Repurposed drugs are selected for clinical testing based on in vitro activity against the virus. Thus, virological outcomes are of minor interest in such trials, while the question of interest is the clinical effect. All the large trials examined primarily clinical outcomes (mortality in RECOVERY and the seven-point ordinal scale of the WHO), reporting secondarily on the virological outcome.

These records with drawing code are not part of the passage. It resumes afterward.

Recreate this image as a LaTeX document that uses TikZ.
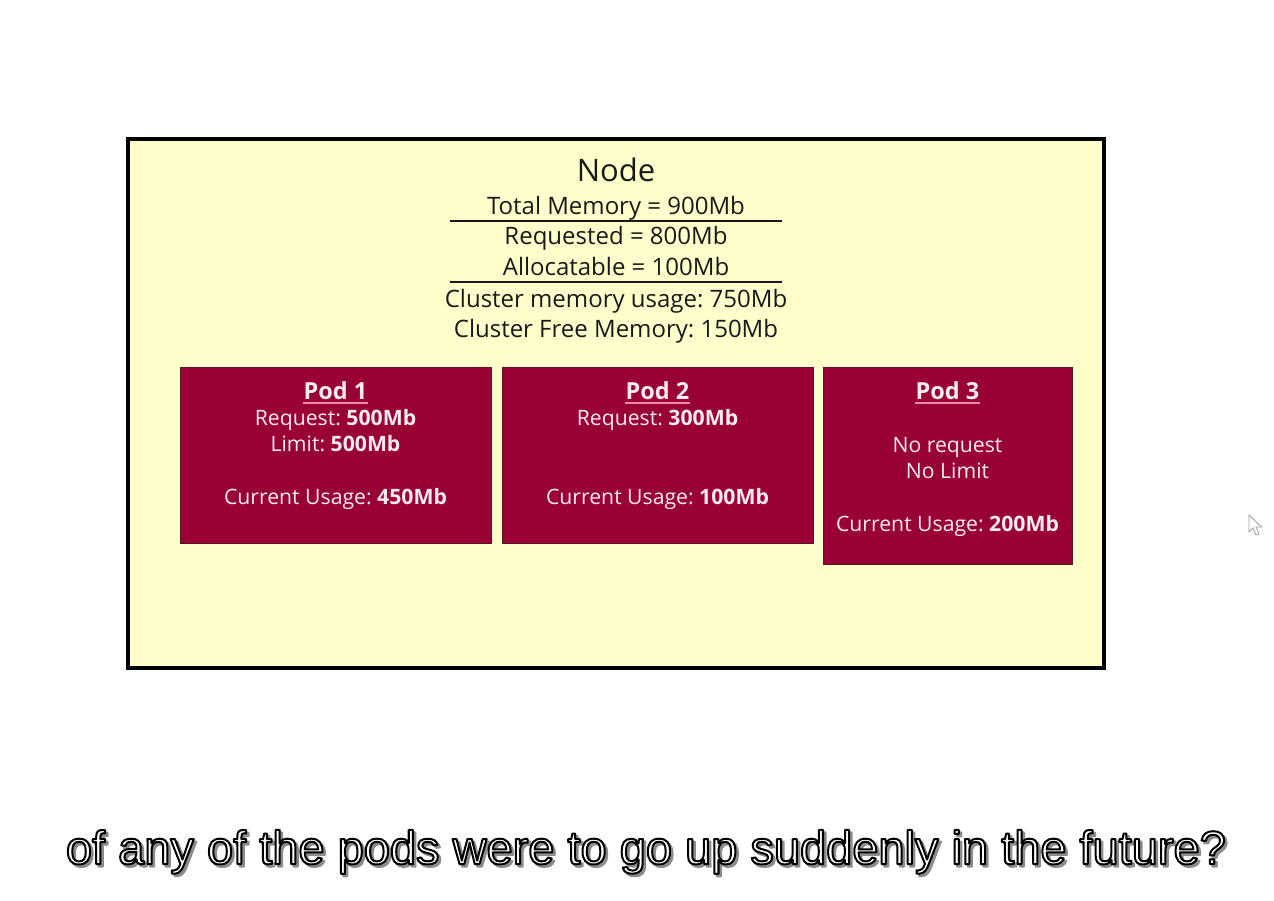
\documentclass[tikz,border=0pt]{standalone}
\usepackage{fontspec}
\setmainfont{Open Sans}
\newfontfamily\subfont{Liberation Sans}
\frenchspacing
\definecolor{nodefill}{RGB}{255,255,204}
\definecolor{podfill}{RGB}{153,0,51}
\definecolor{podedge}{RGB}{90,20,40}
\definecolor{podtext}{RGB}{252,236,242}
\definecolor{podline}{RGB}{232,140,170}
\definecolor{txt}{RGB}{25,25,25}
\definecolor{shadowgray}{RGB}{140,140,140}
\newcommand{\outlinetext}[1]{\special{pdf:code q 0 0 0 RG 1 1 1 rg 2.0 w 1 j 2 Tr}#1\special{pdf:code Q}}
\newcommand{\shadowtext}[1]{\special{pdf:code q 0.55 0.55 0.55 RG 0.55 0.55 0.55 rg 2.0 w 1 j 2 Tr}#1\special{pdf:code Q}}
\tikzset{
  nodebox/.style={draw=black, line width=4pt, fill=nodefill, inner sep=0pt},
  podbox/.style={draw=podedge, line width=1pt, fill=podfill, inner sep=0pt},
  hdr/.style={text=txt, inner sep=0pt, anchor=base, font=\fontsize{24}{30}\selectfont},
  title/.style={text=txt, inner sep=0pt, anchor=base, font=\fontsize{31}{34}\selectfont},
  podtxt/.style={text=podtext, inner sep=0pt, anchor=base, font=\fontsize{21.2}{26}\selectfont},
  podttl/.style={text=podtext, inner sep=0pt, anchor=base, font=\fontsize{23.5}{26}\selectfont\bfseries},
  sep/.style={draw=txt, line width=1.3pt},
  uline/.style={draw=podline, line width=1.8pt},
  sub/.style={inner sep=0pt, anchor=base, font=\fontsize{47}{52}\selectfont\subfont},
  cursor/.style={draw=gray!70, fill=white, line width=0.9pt, line join=miter}
}
\begin{document}
\begin{tikzpicture}[x=1pt,y=-1pt]
\useasboundingbox (0,0) rectangle (1274,901);
\fill[white] (0,0) rectangle (1274,901);
% outer node box
\node[nodebox, minimum width=976pt, minimum height=529pt] (nodebox) at (616,403.5) {};
% header texts
\node[title] (ntitle) at (616,182) {Node};
\node[hdr] (total) at (616,215) {Total Memory = 900Mb};
\coordinate (s1a) at (450,221);
\coordinate (s1b) at (782,221);
\draw[sep] (s1a) -- (s1b);
\node[hdr] (req) at (616,245) {Requested = 800Mb};
\node[hdr] (alloc) at (616,276) {Allocatable = 100Mb};
\coordinate (s2a) at (450,282);
\coordinate (s2b) at (782,282);
\draw[sep] (s2a) -- (s2b);
\node[hdr] (usage) at (616,307) {Cluster memory usage: 750Mb};
\node[hdr] (free) at (616,337) {Cluster Free Memory: 150Mb};
% pods
\node[podbox, minimum width=311pt, minimum height=176pt] (pod1) at (335.5,455) {};
\node[podbox, minimum width=311pt, minimum height=176pt] (pod2) at (657.5,455) {};
\node[podbox, minimum width=249pt, minimum height=197pt] (pod3) at (947.5,465.5) {};
% pod 1
\node[podttl] (p1t) at (335.5,399) {Pod 1};
\draw[uline] ([yshift=-4pt]p1t.base west) -- ([yshift=-4pt]p1t.base east);
\node[podtxt] (p1r) at (335.5,425.5) {Request: \textbf{500Mb}};
\node[podtxt] (p1l) at (335.5,451.5) {Limit: \textbf{500Mb}};
\node[podtxt] (p1u) at (335.5,504.5) {Current Usage: \textbf{450Mb}};
% pod 2
\node[podttl] (p2t) at (657.5,399) {Pod 2};
\draw[uline] ([yshift=-4pt]p2t.base west) -- ([yshift=-4pt]p2t.base east);
\node[podtxt] (p2r) at (657.5,425.5) {Request: \textbf{300Mb}};
\node[podtxt] (p2u) at (657.5,504.5) {Current Usage: \textbf{100Mb}};
% pod 3
\node[podttl] (p3t) at (947.5,399) {Pod 3};
\draw[uline] ([yshift=-4pt]p3t.base west) -- ([yshift=-4pt]p3t.base east);
\node[podtxt] (p3r) at (947.5,452.5) {No request};
\node[podtxt] (p3l) at (947.5,478.5) {No Limit};
\node[podtxt] (p3u) at (947.5,531) {Current Usage: \textbf{200Mb}};
% cursor
\draw[cursor] (1249,515) -- (1249,532) -- (1253,528) -- (1256,535) -- (1259,534) -- (1256,527) -- (1261.5,527) -- cycle;
% subtitle
\node[sub, text=shadowgray] (subsh) at (648.5,866.5) {\shadowtext{of any of the pods were to go up suddenly in the future?}};
\node[sub, text=white] (subtxt) at (646,864) {\outlinetext{of any of the pods were to go up suddenly in the future?}};
\end{tikzpicture}
\end{document}
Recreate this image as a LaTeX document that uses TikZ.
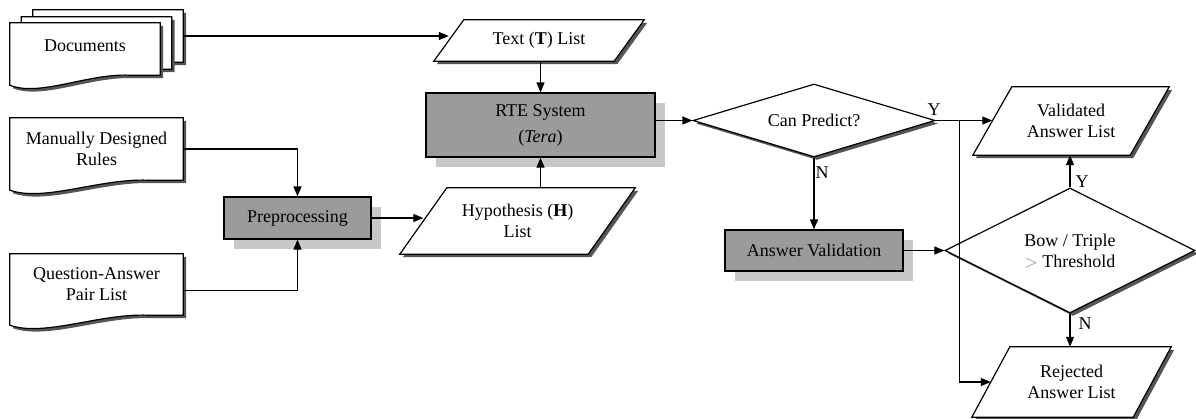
\documentclass[tikz,border=0pt]{standalone}
\usepackage{fontspec}
\setmainfont{Liberation Serif}
\usetikzlibrary{shapes.geometric,calc,arrows.meta}
\pgfdeclarelayer{background}
\pgfsetlayers{background,main}

\definecolor{boxgray}{RGB}{155,155,155}
\definecolor{softshadow}{RGB}{200,200,200}
\definecolor{hardshadow}{RGB}{85,85,85}

% document outline around a node: #1 name, #2 width
\newcommand{\drawdoc}[2]{%
  \draw[outline, hardshadowed]
    (#1.north west) -- (#1.north east) -- (#1.south east)
    -- ($(#1.south west)+(0.8*#2,0)$)
    .. controls ($(#1.south west)+(0.52*#2,-2)$) and ($(#1.south west)+(0.2*#2,22)$)
    .. ($(#1.south west)+(0,10)$) -- cycle;}

% parallelogram around a node: #1 name, #2 half of the horizontal slant
\newcommand{\drawpara}[2]{%
  \draw[outline, hardshadowed]
    ($(#1.north west)+(#2,0)$) -- ($(#1.north east)+(#2,0)$)
    -- ($(#1.south east)-(#2,0)$) -- ($(#1.south west)-(#2,0)$) -- cycle;}

\tikzset{
  outline/.style={draw=black, line width=1.2pt, fill=white},
  hardshadowed/.style={preaction={fill=hardshadow, draw=none,
      transform canvas={shift={(3pt,-3pt)}}}},
  softshadowed/.style={preaction={fill=softshadow, draw=none,
      transform canvas={shift={(10pt,-10pt)}}}},
  textnode/.style={rectangle, draw=none, inner sep=0pt, align=center},
  graybox/.style={rectangle, draw=black, line width=1.2pt, fill=boxgray,
      inner sep=0pt, align=center, softshadowed},
  decision/.style={diamond, draw=black, line width=1.2pt, fill=white,
      inner sep=0pt, align=center, hardshadowed},
  branchlabel/.style={inner sep=0pt},
  arr/.style={draw=black, line width=1.2pt, -{Triangle[length=10pt,width=8pt]}},
}

\begin{document}
\begin{tikzpicture}[x=1pt, y=-1pt, font=\fontsize{18}{21}\selectfont]
\useasboundingbox (0,0) rectangle (1196,418);

% ---- source documents
\node[textnode, minimum width=150, minimum height=52] (docsC) at (108,36) {};
\node[textnode, minimum width=150, minimum height=52] (docsB) at (96.5,43) {};
\node[textnode, minimum width=150, minimum height=52] (docs) at (85,49) {\raisebox{6pt}{Documents}};
\node[textnode, minimum width=173, minimum height=62] (mdr) at (96.5,149) {Manually Designed\\Rules};
\node[textnode, minimum width=173, minimum height=61] (qa) at (96.5,284.5) {Question-Answer\\Pair List};

% ---- data lists
\node[textnode, minimum width=180, minimum height=41] (tl) at (539,40.5) {Text (\textbf{T}) List};
\node[textnode, minimum width=188, minimum height=66] (hyp) at (517.5,221) {Hypothesis (\textbf{H})\\List};
\node[textnode, minimum width=157, minimum height=68] (val) at (1071,121) {Validated\\Answer List};
\node[textnode, minimum width=161, minimum height=70] (rej) at (1071.5,382) {Rejected\\Answer List};

% ---- processes
\node[graybox, minimum width=229, minimum height=64] (rte) at (540.5,125) {RTE System\\[5pt](\textit{Tera})};
\node[graybox, minimum width=147, minimum height=42] (prep) at (297.5,218) {Preprocessing};
\node[graybox, minimum width=178, minimum height=41] (av) at (814,250.5) {Answer Validation};

% ---- decisions
\node[decision, aspect=3.3, minimum width=242, minimum height=73] (can) at (814,120.5) {Can Predict?};
\node[decision, aspect=2, minimum width=250, minimum height=125] (bow) at (1070,250.5)
  {Bow / Triple\\{\color{gray}$>$}\ Threshold};

% ---- outlines behind the texts
\begin{pgfonlayer}{background}
  \drawdoc{docsC}{150}
  \drawdoc{docsB}{150}
  \drawdoc{docs}{150}
  \drawdoc{mdr}{173}
  \drawdoc{qa}{173}
  \drawpara{tl}{15}
  \drawpara{hyp}{23.5}
  \drawpara{val}{19.5}
  \drawpara{rej}{19}
\end{pgfonlayer}

% ---- connectors
\draw[arr] (docsC.east) -- (docsC.east -| tl.west);
\draw[arr] (rte.north |- tl.south) -- (rte.north);
\draw[arr] (rte.south |- hyp.north) -- (rte.south);
\draw[arr] (mdr.east) -| (prep.north);
\draw[arr] ($(qa.east)+(0,6)$) -| (prep.south);
\draw[arr] (prep.east) -- (prep.east -| hyp.west);
\draw[arr] (rte.east |- can.west) -- (can.west);
\draw[arr] (can.east) -- (can.east -| val.west);
\coordinate (split) at ($(can.east)+(24,0)$);
\draw[arr] (split) |- (rej.west);
\draw[arr] (can.south) -- (av.north);
\draw[arr] (av.east) -- (bow.west);
\draw[arr] (bow.north) -- (bow.north |- val.south);
\draw[arr] (bow.south) -- (bow.south |- rej.north);

% ---- branch labels
\node[branchlabel] (canY) at (934,110) {Y};
\node[branchlabel] (canN) at (822,173) {N};
\node[branchlabel] (bowY) at (1082,182) {Y};
\node[branchlabel] (bowN) at (1085,324) {N};
\end{tikzpicture}
\end{document}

The COVID-19 experience has taught us that despite having been approved for another indication, pharmacokinetics and safety should be monitored for the repurposing indication because unexpected harm may occur for the same drug that has been safe before, but is not any more for a different disease, specifically, an infection [6,7]. In the DisCoVeRy trial, higher than expected drug levels of lopinavir were observed, possibly underlying the higher rate of adverse event events (specifically kidney injury) in the lopinavir-containing arms compared to the control arm [1]. Gastrointestinal adverse events were more common with lopinavir–ritonavir compared to standard of care in another small RCT [9]. Drug levels were not measured in the SOLIDARITY and RECOVERY trials, and monitoring of adverse events in these trials was sparse.
Finally, a word on medical journal editors' responsibility during the COVID-19 pandemic and future such events. Being the first to publish on a disease and on its treatment is attractive to journals, but this should be left to standard journalism. Medical journals should be attracted to evidence-based medicine. Even in pandemics, and especially in pandemics, the rigour of evaluating the quality of studies published needs to be maintained. Publication of poorly conducted studies claiming effects in peer-reviewed journals has many negative consequences: it misdirects patients' treatment, leads to wasted research efforts, affects trust in science, and delays the public health implementation of needed scientific measures to end the pandemic. During this pandemic we hope to have learned more on the positive and negative impacts of medical journals, as well as on the importance of effective clinical research and evidence-based medicine for the optimal management of this ongoing and future emerging events.
Transparency declaration
Neither author has any conflicts of interest to declare. No funding was received for this article.